In this day and age, social media platforms like twitter, facebook, instagram and more have troves of data waiting to be analyzed. In this project, I used twitter data. There is data in many forms that can be analyzed such as what users are tweeting from a specific country, what is the most common device being tweeted from and what are the current trends to name a few. I decided to make a simple application which displays the top ten hashtags for that day. To do this, I had to sign up on twitter to get the access tokens and consumer secrets. Twitter is currently still rolling out their v2.0 I decided to use v1.1 for my application.
Doing some maintenance on the EC2 instance so it will not refresh and show the current results. The results refresh every 6 hours.
- Devise a method to filter messages based on "#"
- Create a pipeline to set up streaming between ec2 -> s3 -> elasticbeanstalk.
- Produce a real time dashboard which shows what is trending.
Some of the tools required to make this project work:
- Tweepy - Twitter streaming API which allows for tweet manipulation, which location to get the tweets from and more.
- Pyspark - A python version of Apache Spark that allows for handling of streaming data and performing analytics.
- Hadoop - Hadoop is another big data tool that can be used for analytics or for storing data.
- Winutils - Contains hadoop libraries to run effectively on windows.
- Chart.js - Minimalistic javascript charting application to plot nice charts with minimal code.
- Flask - Allows the development of a web application which can be accessed publicly.
- AWS CLI - Helps to communicate with AWS products such as s3, ec2, elasticbeanstalk and more.

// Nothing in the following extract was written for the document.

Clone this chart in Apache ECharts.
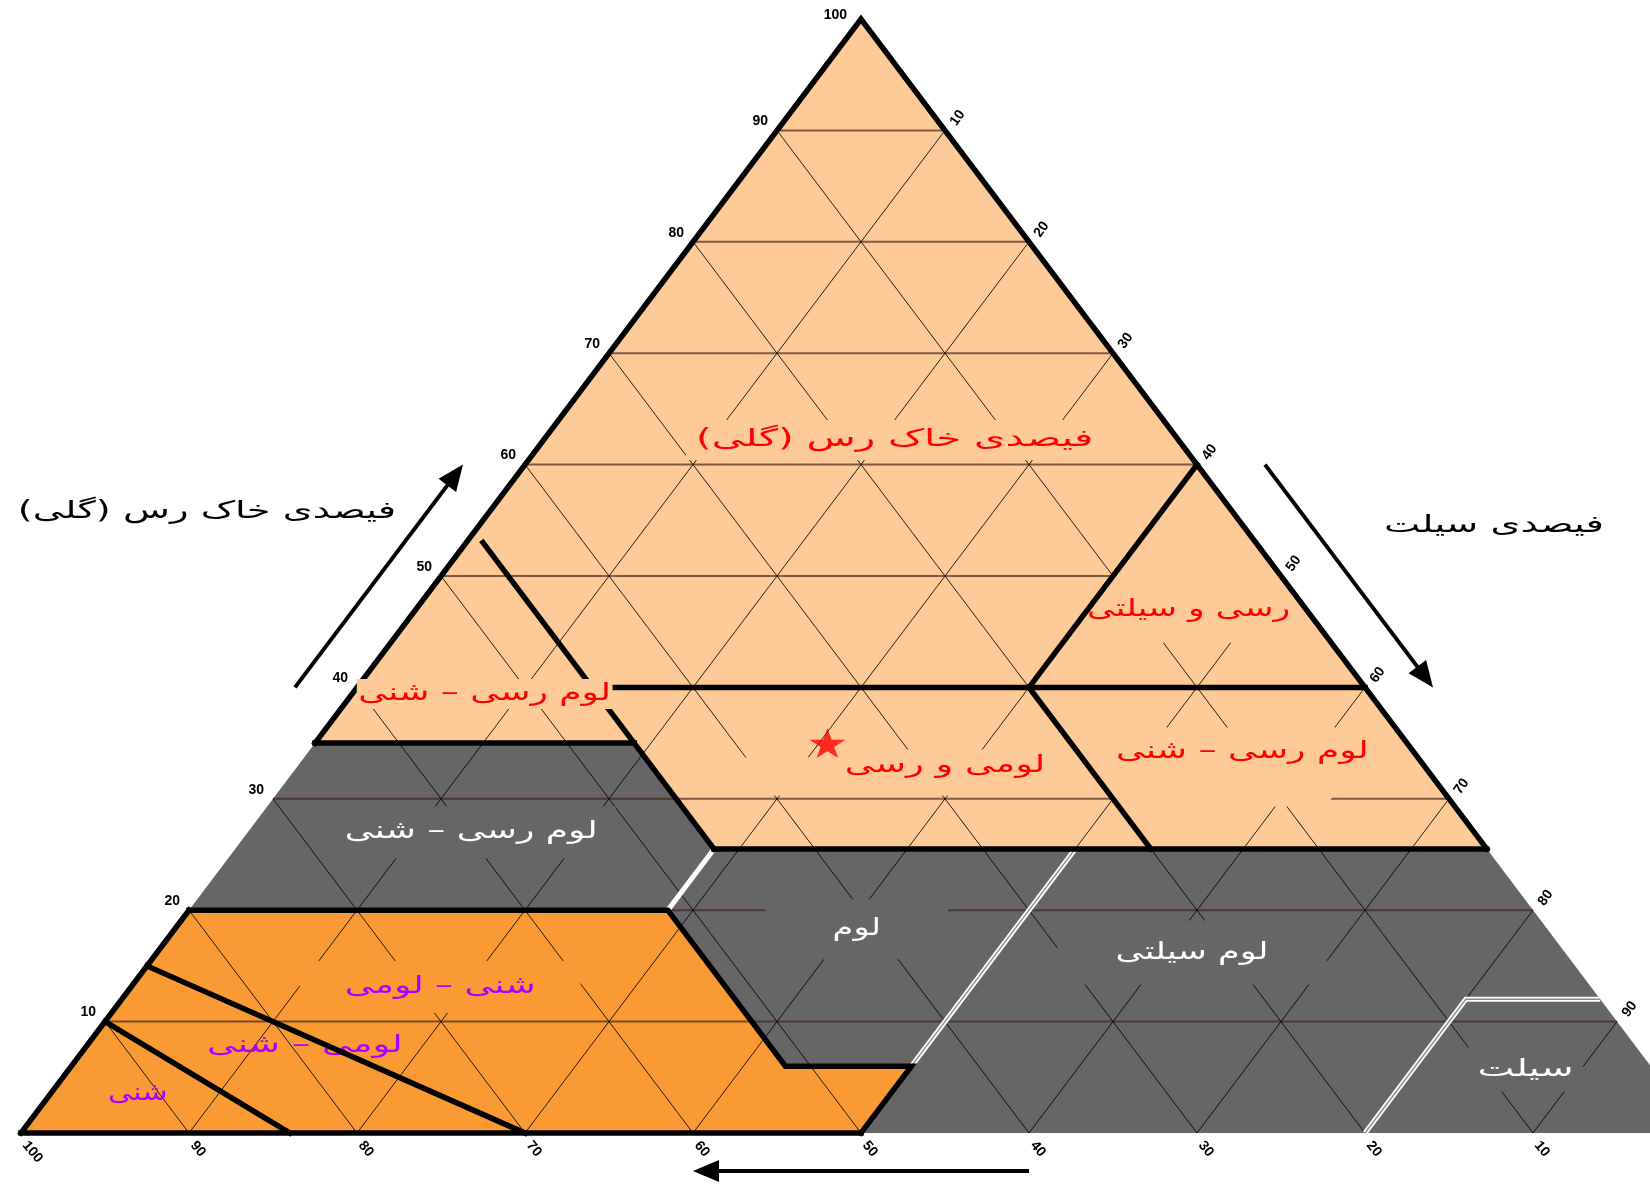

- Socket - Utilized to easily connect two nodes to communicate.
- Cron - A linux / UNIX tool used for scheduling jobs. Files such as crontab contains instructions to for cron to execute.
Tweepy streamlistener class was used to set up the streaming process. There were some additional commands added to get the extended tweet text and filter based on language which were added. A local socket was created to start the streaming on the EC2 instance. I decided to use spark streaming rather than structured streaming since we are not building an ideal application and due to AWS free tier restrictions. Furthermore, spark sets up a DStream using sockettextstream to fetch the tweepy streaming data for further processing. In spark, we split the data based on lines and filter with respect to number of hashtags. This is done using the rdd and sql_context. The processed data is then sent as a .csv to be stored in s3 for the specific day and streamed to the flask instance running on elastic beanstalk. Finally, cron is used to automate script running every 6 hours, cleaning up residual checkpoints made by spark (if any) and moving .csv files to s3.
Ideally, we can use kafka or amazon kinesis to help facilitate streaming the data, spark structured stream for processing on multiple clusters and storing the data in one of Amazons databases.